Most services ship in increments of four, six, or twelve bottles per shipment, with frequency options ranging from monthly to every two or three months. Winc and BRIGHT Cellars default to four bottles monthly. Firstleaf's standard shipment is six bottles. Naked Wines and Wine Access are demand-driven rather than automatic — you shop from their catalogs using your membership credit or at member pricing when you want wine, rather than receiving a fixed recurring shipment. The right shipment size depends on how much wine you drink: a household going through a bottle per week would receive twelve bottles every three months; a household drinking a bottle or two a week would do better with six bottles monthly.
Do wine subscriptions ship to all US states?
No. Direct-to-consumer wine shipping is regulated at the state level in the US, and not all states permit it. As of 2026, most major subscription services ship to between 35 and 45 states, with Utah, Mississippi, and a few other states still restricting or prohibiting DTC wine shipments. Each service's website should have a current list of eligible states at checkout. Adult signature is required at delivery in most states, which can make receiving shipments logistically complicated if no adult is typically home during delivery hours — most services allow you to specify an alternate delivery address or redirect to a local FedEx or UPS hold location.
What's the difference between a wine subscription and a wine club?
The terms are often used interchangeably, but there's a meaningful distinction. A wine subscription delivers algorithmically or editorially selected bottles on a recurring schedule — you receive what the service chooses for you based on your palate profile, and you rate wines to improve future selections. A wine club, in the traditional sense, is a membership to a specific winery's allocation program — you receive bottles from that single producer each release, usually at a fixed price with first-access to limited wines. Some services like Wine Access blend both models: editorial curation from a wide range of producers with a club membership structure that provides pricing access and advance allocation.
Is natural wine available in mainstream wine subscriptions?
It varies. Naked Wines has the widest exposure to independent producers who work with organic or sustainable methods, though natural wine isn't a filterable category in their interface. Wine Access covers natural wines within its editorial curation, with tasting notes that describe production approach. Winc offers some lower-intervention options but conventional wines dominate the catalog. BRIGHT Cellars and Firstleaf have the least explicit natural wine focus. If natural wine is a priority rather than a preference, a specialty natural wine subscription like Dry Farm Wines is probably more appropriate than a mainstream algorithm-based service.

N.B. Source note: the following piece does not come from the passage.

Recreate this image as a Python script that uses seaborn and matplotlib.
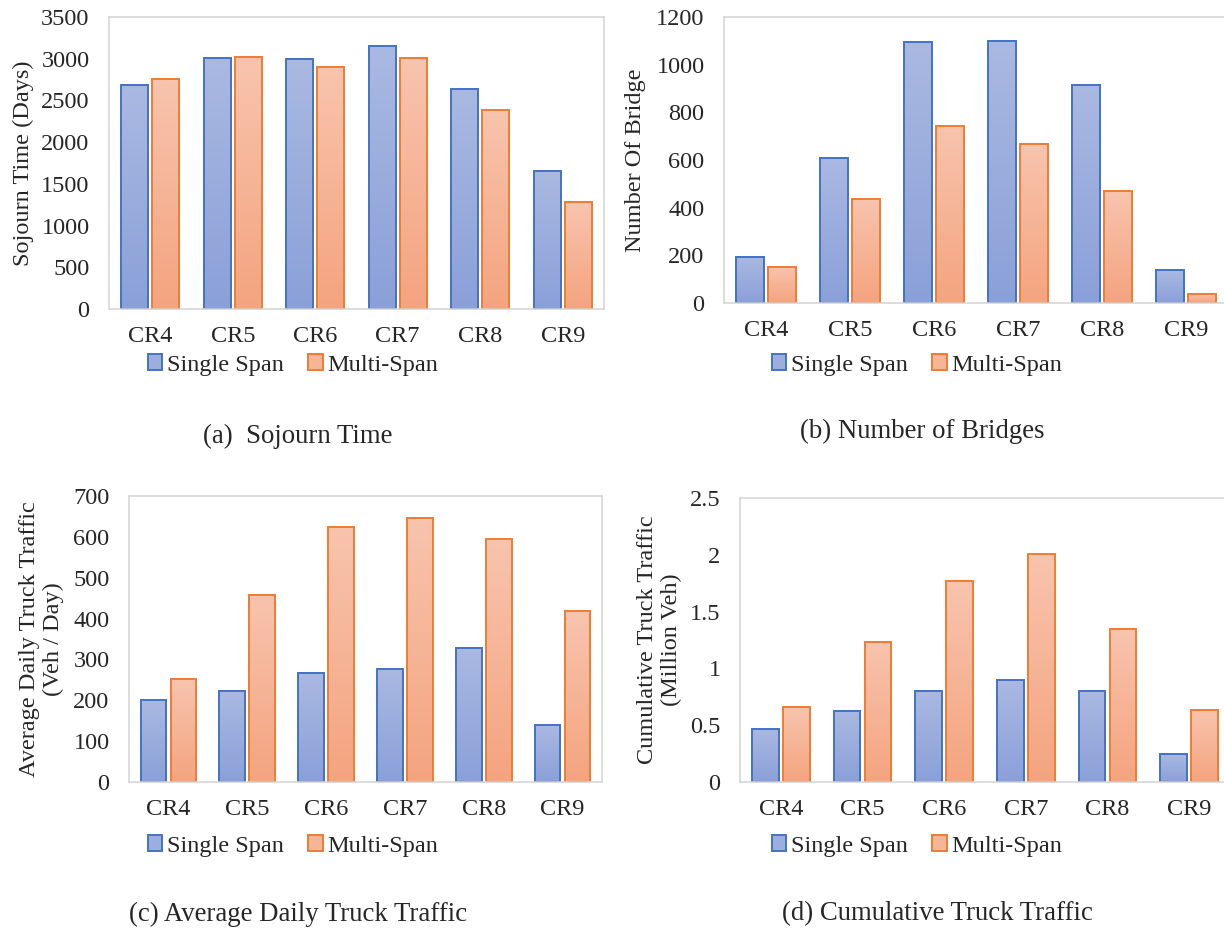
# plot.py

import numpy as np
import pandas as pd
import seaborn as sns
import matplotlib.pyplot as plt
from matplotlib.patches import Patch
from matplotlib.colors import LinearSegmentedColormap
from matplotlib.ticker import MultipleLocator, FuncFormatter

# data
regions = ['CR4', 'CR5', 'CR6', 'CR7', 'CR8', 'CR9']
series = ['Single Span', 'Multi-Span']

sojourn_single = [2680, 3010, 3000, 3150, 2640, 1655]
sojourn_multi = [2760, 3015, 2900, 3010, 2380, 1280]

bridges_single = [195, 610, 1095, 1100, 914, 138]
bridges_multi = [153, 437, 744, 667, 469, 39]

adtt_single = [200, 223, 268, 277, 328, 139]
adtt_multi = [251, 458, 624, 647, 594, 418]

cum_single = [0.47, 0.628, 0.805, 0.896, 0.805, 0.248]
cum_multi = [0.657, 1.235, 1.769, 2.005, 1.344, 0.637]

# colours (Excel style gradient fills)
edge_colors = {'Single Span': '#4472C4', 'Multi-Span': '#ED7D31'}
grad_colors = {'Single Span': ('#AAB9E1', '#8AA0D8'),
               'Multi-Span': ('#F8C4AE', '#F4A47F')}
legend_face = {'Single Span': '#9BAEDD', 'Multi-Span': '#F6B597'}

sns.set_style('white')
plt.rcParams['font.family'] = ['Liberation Serif', 'DejaVu Serif']
FS = 17.5
CAP_FS = 19.3

W, H = 1224, 930
fig = plt.figure(figsize=(W / 100, H / 100), dpi=100)


def px_rect(l, t, r, b):
    return [l / W, 1 - b / H, (r - l) / W, (b - t) / H]


def make_df(single, multi):
    rows = []
    for reg, s, m in zip(regions, single, multi):
        rows.append([reg, 'Single Span', s])
        rows.append([reg, 'Multi-Span', m])
    return pd.DataFrame(rows, columns=['Region', 'Type', 'Value'])


def gradient_bars(ax, container, top, bottom):
    cmap = LinearSegmentedColormap.from_list('g', [top, bottom])
    grad = np.linspace(0, 1, 256).reshape(-1, 1)
    for bar in container:
        x0, y0 = bar.get_x(), bar.get_y()
        w, h = bar.get_width(), bar.get_height()
        ax.imshow(grad, cmap=cmap, extent=(x0, x0 + w, y0, y0 + h),
                  origin='upper', aspect='auto', zorder=bar.get_zorder() - 0.1)
        bar.set_facecolor('none')


def panel(rect, single, multi, ymax, ystep, ylabel, label_x, fmt=None):
    ax = fig.add_axes(px_rect(*rect))
    df = make_df(single, multi)
    sns.barplot(data=df, x='Region', y='Value', hue='Type', hue_order=series,
                order=regions, width=0.76, gap=0.14, linewidth=1.4,
                edgecolor='k', legend=False, ax=ax)
    for cont, name in zip(ax.containers, series):
        for bar in cont:
            bar.set_edgecolor(edge_colors[name])
        gradient_bars(ax, cont, *grad_colors[name])
    ax.set_xlim(-0.5, len(regions) - 0.5)
    ax.set_ylim(0, ymax)
    ax.yaxis.set_major_locator(MultipleLocator(ystep))
    if fmt:
        ax.yaxis.set_major_formatter(FuncFormatter(fmt))
    ax.set_xlabel('')
    ax.set_ylabel(ylabel, fontsize=FS, linespacing=1.15)
    left = rect[0]
    width = rect[2] - rect[0]
    ax.yaxis.set_label_coords((label_x - left) / width, 0.5)
    ax.tick_params(axis='both', length=0, labelsize=FS)
    ax.tick_params(axis='y', pad=14)
    ax.tick_params(axis='x', pad=12)
    for sp in ax.spines.values():
        sp.set_visible(True)
        sp.set_color('#D3D3D3')
        sp.set_linewidth(1.1)
    return ax


def add_legend(cx, cy):
    handles = [Patch(facecolor=legend_face[n], edgecolor=edge_colors[n],
                     linewidth=1.4, label=n) for n in series]
    fig.legend(handles=handles, loc='center', ncol=2, frameon=False,
               bbox_to_anchor=(cx / W, 1 - cy / H), fontsize=FS,
               handlelength=0.6, handleheight=0.6, handletextpad=0.2,
               columnspacing=1.0, borderpad=0)


panel((109, 17, 604, 309), sojourn_single, sojourn_multi, 3500, 500,
      'Sojourn Time (Days)', 34)
panel((724, 17, 1228, 303), bridges_single, bridges_multi, 1200, 200,
      'Number Of Bridge', 646)
panel((129, 496, 602, 782), adtt_single, adtt_multi, 700, 100,
      'Average Daily Truck Traffic\n(Veh / Day)', 64)
panel((740, 498, 1230, 782), cum_single, cum_multi, 2.5, 0.5,
      'Cumulative Truck Traffic\n(Million Veh)', 682, fmt=lambda v, p: '%g' % v)

add_legend(293, 365)
add_legend(917, 365)
add_legend(293, 846)
add_legend(917, 846)

captions = [(298, 436, '(a)  Sojourn Time'),
            (922, 431, '(b) Number of Bridges'),
            (298, 914, '(c) Average Daily Truck Traffic'),
            (937, 914, '(d) Cumulative Truck Traffic')]
for cx, cy, txt in captions:
    fig.text(cx / W, 1 - cy / H, txt, ha='center', va='center', fontsize=CAP_FS)

fig.savefig('out.png', dpi=100)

How does Naked Wines' Angel membership actually work?
You commit $40 per month to a 'wine fund' that accumulates as credit in your account. You don't automatically receive wine — instead, you shop from Naked Wines' catalog using that credit, which gives you access to significantly lower prices than the standard listed retail price on each bottle. The winemakers in the catalog receive funding from Angel memberships in advance of their harvest, which gives independent producers cash flow to operate without relying on distributor advances. In exchange, they offer Angels pricing that is typically 30-50 percent below what their wines would cost through conventional retail channels. If you don't spend your credit in a given month it carries forward. The commitment is real — you're paying $40 whether you buy wine or not — but the per-bottle savings on wines you actually want are verifiable.